You get a few months behind. You start blocking numbers and not answering the phone when it is an unknown number. For the most part, this will keep your creditors at bay. However,, when it comes to credit cards, finance companies, and medical bills, the creditor will not stop until they get their money. They file a lawsuit, and you just received the civil summons. What should you do?
Do not panic. You have options to deal with these creditors without facing serious financial hardship. In this post, I hope to guide you through the options if a creditor files a lawsuit against you, and provide some resources so you can combat a lawsuit.
Step 1: Read the court’s summons
There will be some important information on the papers that the deputy or sheriff serves you with. You will want to take note of the creditor name, the case number, and the plaintiff’s attorney name. You will also want to note the hearing date and mark it on your calendar. If you miss the hearing, the court will enter a default judgment, which means you lose and the creditor will be entitled to whatever amount they claim you owe.
The attorney name for the plaintiff should also come with a phone number or office location. You may need to talk with this attorney if you want to reach a settlement.
Step 2: Analyze your options.
Is this debt the only debt you owe? Do you have the funds to pay all or a portion of this debt off? Is this lawsuit one of more possible lawsuits to come? There are many circumstances that you should consider after a creditor files a lawsuit.
Should you file an answer? If you have factual or legal reasons to dispute the debt, you may want to file an answer to the lawsuit. You may have proof that the debt was already paid, or that the debt is not even yours.
Should you negotiate a settlement? If you have some of the balance of the debt, or are capable of making a weekly or monthly payment to settle the debt, you may be able to settle. Many creditors are willing to set up installment payments to settle the debt and you will not have to attend court.
Should you do nothing? In some cases you have no options to answer the complaint or negotiate a settlement. But even if the creditor gets a default judgment, they may have no legal grounds to collect. For example, this is the case when your sole source of income is social security and you do not have any substantial assets like a house or land.
Should you file bankruptcy? It may seem like a drastic response to a lawsuit, but it could be your best recourse to get out of debt and obtain a fresh start. If this lawsuit is a symptom of greater financial hardship, or if you have more creditors than just the one who sued you, then this could be your best option to beat the lawsuit. If you file bankruptcy, the lawsuit will be stopped, and the creditor will not be able to collect against you.
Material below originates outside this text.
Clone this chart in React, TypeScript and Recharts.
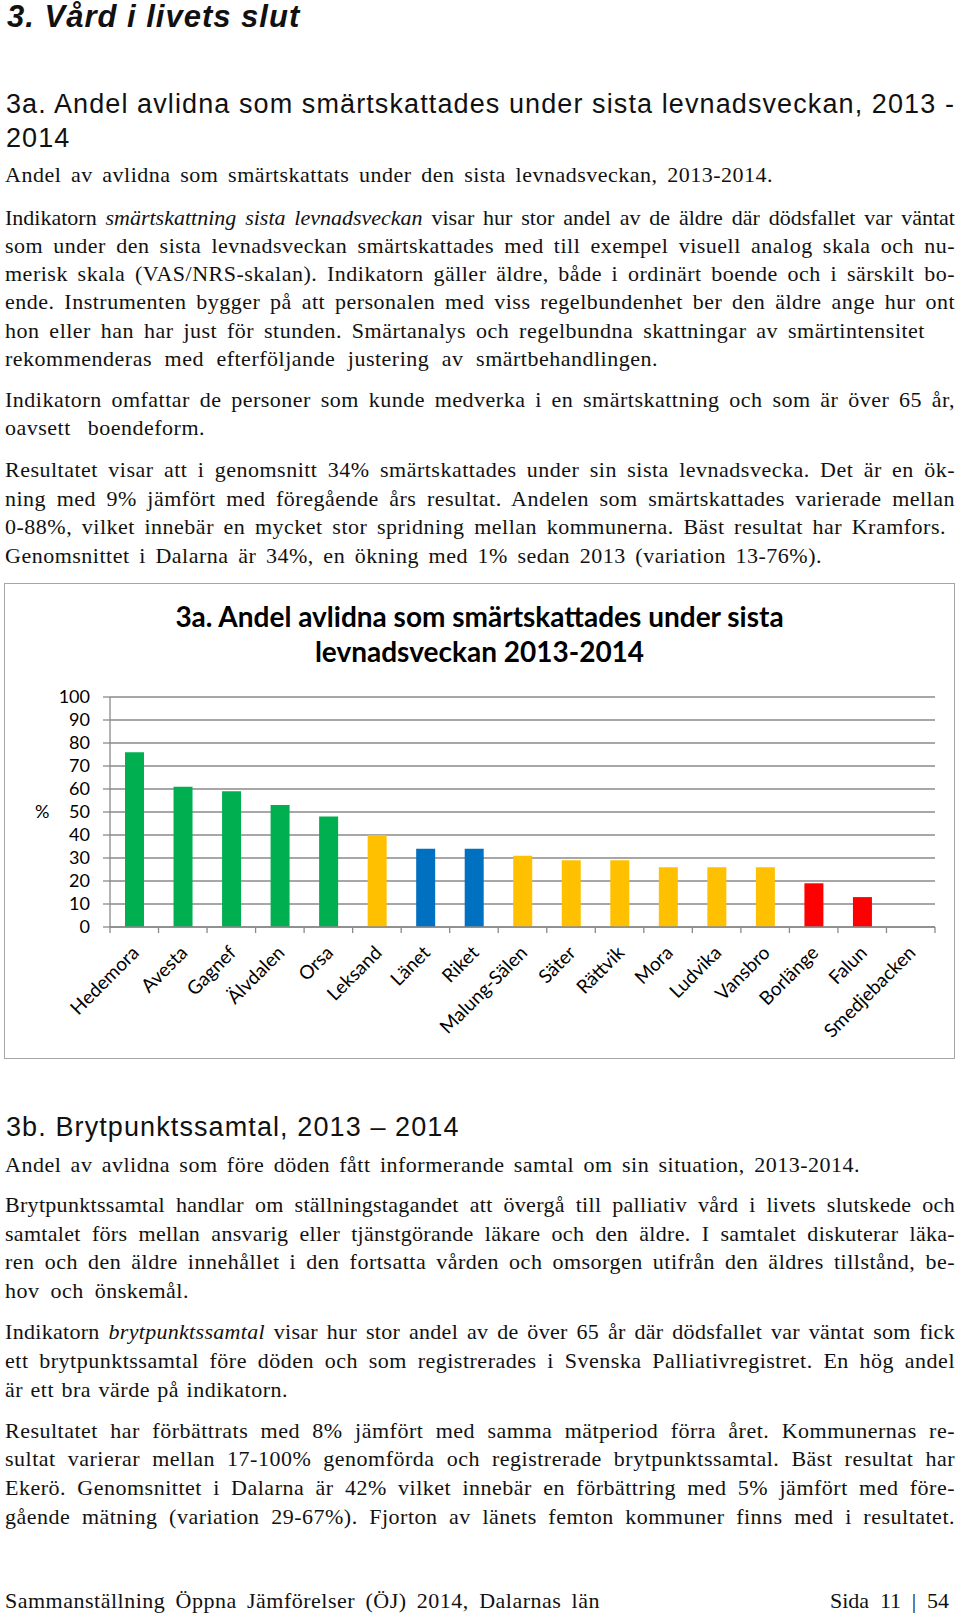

Your personal obligation on all debts will be discharged.
Step 3: Seek the help of an attorney
Sometimes you can settle creditor lawsuits on your own. Sometimes, representation can help achieve a better settlement than you otherwise may get. Creditors are usually entitled to fees and interest on their claims, but with the help of an attorney, these extra penalties can be waived.
If you believe that a Bankruptcy is your best option, the help of a bankruptcy attorney to prepare and file the forms can reduce stress and save time. Many attorneys offer a free consultation to discuss some strategies for debt relief.
Step 4: Rehabilitate your credit
If you are able to settle your debt, or if you file bankruptcy, you might want to take some steps to improve your credit for future use. A lawsuit is a public record that displays on your credit report for up to 7 years. A bankruptcy filing stays on your credit for up to 10 years. However, this doesn’t mean that you cannot rehabilitate your credit.
Some solutions to improving your credit include: (1) making small use of credit cards and pay them off each month; (2) keeping track of your credit weekly by subscribing to a service such as Experian; (3) do not use too many credit cards at once and do not apply for too many credit cards; and (4) boost your credit score by including on-time utility and service payments.
A lawsuit will not permanently damage your credit. Know that it can be fully rehabilitated over time.
If a creditor has recently filed a lawsuit against you, I hope these steps are useful in your decision-making. Good luck!